# Props to Extreme Peptides Thank you



## Bullseye Forever (Jun 21, 2012)

ive always used Extreme Peptides for my Exemstane research,and its always done great and worked great,blood test after blood test on my mice,so last week i ordered 1 bottle of clomifene for my friends research purpose on fertility studies and I ordered 1 bottle of Extemestane for my reasearch purposes........so a few days late i got a package in the mail,opened it and only 1 bottle was in there and it was my friends clomifene,so i email Extreme Peptides and told them of the situation and that my Extemestane was not in the box,so they emailed me back and said they would look into it and look at the photos of the order

So the very next day i get another email from them saying they had indeed made a mistake and didnt put my Exemestane in the package,and to top it off they put an extra bottle in there for the trouble,and I thought that was so nice of them,and I appreciated it so much,that meant alot to me,at least there are still companies that care about there customers,i wsnt expecting an extra bottle,i wouldve been cool with the one,but them sending an extra was the icing on the cake,so my hats are off to Extreme Peptides,wonderful company and sponser here!!!


----------



## Pikiki (Jun 21, 2012)

*Re: Props to Extreme Peptides!!!!!! Thank you!!!*

Nice looking at this Co to order from it, thnx fo rthe feedback.


----------



## coltmc4545 (Jun 21, 2012)

*Re: Props to Extreme Peptides!!!!!! Thank you!!!*

Yeah EP's the shit.
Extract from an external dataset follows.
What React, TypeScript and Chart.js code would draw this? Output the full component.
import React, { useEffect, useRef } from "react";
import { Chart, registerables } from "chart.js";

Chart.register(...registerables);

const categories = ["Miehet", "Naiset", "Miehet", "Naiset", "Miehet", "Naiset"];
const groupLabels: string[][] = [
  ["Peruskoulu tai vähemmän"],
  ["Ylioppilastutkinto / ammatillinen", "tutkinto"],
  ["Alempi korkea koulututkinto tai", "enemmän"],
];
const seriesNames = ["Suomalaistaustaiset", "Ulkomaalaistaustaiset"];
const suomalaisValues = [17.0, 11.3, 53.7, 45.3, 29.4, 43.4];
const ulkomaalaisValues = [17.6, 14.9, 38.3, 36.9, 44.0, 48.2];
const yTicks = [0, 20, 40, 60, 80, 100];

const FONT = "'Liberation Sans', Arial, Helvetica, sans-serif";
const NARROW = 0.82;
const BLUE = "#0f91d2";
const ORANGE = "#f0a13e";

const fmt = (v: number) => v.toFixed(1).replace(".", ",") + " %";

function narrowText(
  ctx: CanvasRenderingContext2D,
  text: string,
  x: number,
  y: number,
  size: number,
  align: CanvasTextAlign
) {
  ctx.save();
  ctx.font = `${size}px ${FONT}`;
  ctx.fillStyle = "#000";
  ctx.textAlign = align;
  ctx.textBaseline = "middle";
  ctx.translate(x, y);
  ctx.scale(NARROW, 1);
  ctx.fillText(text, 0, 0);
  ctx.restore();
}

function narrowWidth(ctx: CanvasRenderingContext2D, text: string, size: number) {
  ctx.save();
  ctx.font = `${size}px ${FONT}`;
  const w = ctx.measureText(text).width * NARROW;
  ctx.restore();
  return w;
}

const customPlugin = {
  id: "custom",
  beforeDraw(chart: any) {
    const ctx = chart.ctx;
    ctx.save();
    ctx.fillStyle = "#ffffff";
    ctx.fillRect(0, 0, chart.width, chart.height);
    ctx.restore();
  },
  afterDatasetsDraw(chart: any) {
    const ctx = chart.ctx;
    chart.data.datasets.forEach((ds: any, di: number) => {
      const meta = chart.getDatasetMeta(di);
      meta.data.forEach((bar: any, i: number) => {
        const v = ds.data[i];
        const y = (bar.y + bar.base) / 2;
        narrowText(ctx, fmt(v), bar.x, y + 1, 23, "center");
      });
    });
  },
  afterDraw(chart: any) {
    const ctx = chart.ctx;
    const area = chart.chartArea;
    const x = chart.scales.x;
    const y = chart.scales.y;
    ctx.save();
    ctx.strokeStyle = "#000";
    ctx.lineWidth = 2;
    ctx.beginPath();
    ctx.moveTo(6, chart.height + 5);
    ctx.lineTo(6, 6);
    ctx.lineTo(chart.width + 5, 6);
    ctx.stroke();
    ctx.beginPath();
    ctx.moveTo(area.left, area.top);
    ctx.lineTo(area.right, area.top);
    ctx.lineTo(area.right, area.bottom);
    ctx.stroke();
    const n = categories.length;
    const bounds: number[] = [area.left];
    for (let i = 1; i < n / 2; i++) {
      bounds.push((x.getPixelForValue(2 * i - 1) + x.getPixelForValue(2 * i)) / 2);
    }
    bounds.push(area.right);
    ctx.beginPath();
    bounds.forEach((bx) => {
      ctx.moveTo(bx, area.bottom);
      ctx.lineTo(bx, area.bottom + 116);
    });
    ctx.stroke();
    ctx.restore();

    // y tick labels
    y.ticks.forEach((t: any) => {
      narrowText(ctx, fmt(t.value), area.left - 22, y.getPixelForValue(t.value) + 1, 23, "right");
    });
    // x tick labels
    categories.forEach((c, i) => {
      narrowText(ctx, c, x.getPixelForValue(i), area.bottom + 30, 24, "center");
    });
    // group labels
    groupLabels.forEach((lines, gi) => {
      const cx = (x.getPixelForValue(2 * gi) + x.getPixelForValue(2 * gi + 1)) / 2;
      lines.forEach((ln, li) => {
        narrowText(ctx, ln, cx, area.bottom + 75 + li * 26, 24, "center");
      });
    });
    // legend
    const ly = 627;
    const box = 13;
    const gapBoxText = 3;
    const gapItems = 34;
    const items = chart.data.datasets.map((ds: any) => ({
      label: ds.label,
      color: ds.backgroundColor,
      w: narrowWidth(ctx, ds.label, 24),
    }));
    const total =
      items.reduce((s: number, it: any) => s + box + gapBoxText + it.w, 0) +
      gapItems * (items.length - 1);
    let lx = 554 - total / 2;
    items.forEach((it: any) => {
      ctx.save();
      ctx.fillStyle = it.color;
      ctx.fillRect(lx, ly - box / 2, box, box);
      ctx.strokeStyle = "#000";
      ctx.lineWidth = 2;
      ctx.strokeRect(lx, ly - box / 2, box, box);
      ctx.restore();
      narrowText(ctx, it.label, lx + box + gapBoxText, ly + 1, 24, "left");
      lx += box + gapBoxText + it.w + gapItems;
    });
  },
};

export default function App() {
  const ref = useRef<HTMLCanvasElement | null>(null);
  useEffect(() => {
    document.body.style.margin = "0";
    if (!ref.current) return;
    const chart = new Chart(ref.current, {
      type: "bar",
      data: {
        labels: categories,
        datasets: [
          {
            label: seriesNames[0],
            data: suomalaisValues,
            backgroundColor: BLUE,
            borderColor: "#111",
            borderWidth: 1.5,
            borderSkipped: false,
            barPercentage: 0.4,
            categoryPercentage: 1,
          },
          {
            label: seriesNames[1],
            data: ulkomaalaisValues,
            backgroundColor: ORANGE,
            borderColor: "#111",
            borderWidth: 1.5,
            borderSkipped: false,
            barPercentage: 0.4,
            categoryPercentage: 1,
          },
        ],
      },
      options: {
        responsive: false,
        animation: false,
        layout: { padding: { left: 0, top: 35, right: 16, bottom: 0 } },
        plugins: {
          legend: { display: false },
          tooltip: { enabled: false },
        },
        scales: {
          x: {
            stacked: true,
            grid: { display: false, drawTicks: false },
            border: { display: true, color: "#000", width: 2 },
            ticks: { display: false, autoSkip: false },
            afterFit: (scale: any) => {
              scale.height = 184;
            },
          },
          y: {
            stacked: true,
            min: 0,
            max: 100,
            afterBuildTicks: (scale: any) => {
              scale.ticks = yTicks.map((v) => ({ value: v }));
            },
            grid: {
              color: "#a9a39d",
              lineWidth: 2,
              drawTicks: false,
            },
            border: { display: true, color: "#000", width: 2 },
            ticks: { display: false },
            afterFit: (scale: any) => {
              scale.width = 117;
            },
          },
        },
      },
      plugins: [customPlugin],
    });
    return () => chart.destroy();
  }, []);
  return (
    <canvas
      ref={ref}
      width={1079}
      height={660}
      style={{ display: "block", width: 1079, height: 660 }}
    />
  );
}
Prices and products are g2g. Always use them for my ancillaries.


----------



## Four1Thr33 (Jun 21, 2012)

*Re: Props to Extreme Peptides!!!!!! Thank you!!!*

Hell ya man.   Got
To love free shit and good company's


----------



## grizzldsealpoacher (Jun 21, 2012)

*Re: Props to Extreme Peptides!!!!!! Thank you!!!*

thats awesome ! Gooooaaal for your rats!


----------



## Bullseye Forever (Jun 21, 2012)

*Re: Props to Extreme Peptides!!!!!! Thank you!!!*



Pikiki said:


> Nice looking at this Co to order from it, thnx fo rthe feedback.


yea brother they are good to go,ive always used them



coltmc4545 said:


> Yeah EP's the shit. Prices and products are g2g. Always use them for my ancillaries.


indeed brother


----------



## Spongy (Jun 26, 2012)

*Re: Props to Extreme Peptides!!!!!! Thank you!!!*

Glad to see that there is a research company out there taking this seriously.  After my experience with LR3 I have basically given up on research companies.  I will be giving EP a try though.  Thanks for your review brother!


----------



## trim (Jun 26, 2012)

*Re: Props to Extreme Peptides!!!!!! Thank you!!!*

good to hear ep is a reputable company.  I just started giving my lab rats some of their liquid arimidex and was crossing my fingers that it was legit.


----------



## Bullseye Forever (Jun 27, 2012)

*Re: Props to Extreme Peptides!!!!!! Thank you!!!*



Spongy said:


> Glad to see that there is a research company out there taking this seriously.  After my experience with LR3 I have basically given up on research companies.  I will be giving EP a try though.  Thanks for your review brother!


yea spongy they are a good compnay and i like thier products,theres only 2 companies i use for my research and ep is one of them



trim said:


> good to hear ep is a reputable company.  I just started giving my lab rats some of their liquid arimidex and was crossing my fingers that it was legit.


your rats will like them


----------



## Pikiki (Aug 4, 2012)

*Re: Props to Extreme Peptides!!!!!! Thank you!!!*

Let me get my cheers here for extreme peptides, place an order for my next reaserch for my little rat and receive an email saying some of my items are back order status. Then next day a sale came out, just email them back and they will toss and extra item so I come off even on this so I don`t need to cancel my order. This is how a company take care of their customers. Thnx EP for the great biz.


Pikiki


----------



## 63Vette (Aug 4, 2012)

*Re: Props to Extreme Peptides!!!!!! Thank you!!!*

They nearly always run a sale if you are on their emailing list. I buy my Ipam/Cjc and MT2 from there.


----------



## Gt500face (Jun 23, 2013)

*Re: Props to Extreme Peptides!!!!!! Thank you!!!*

After reading all of these good reviews on extreme peptides I'm going to give them a try.


----------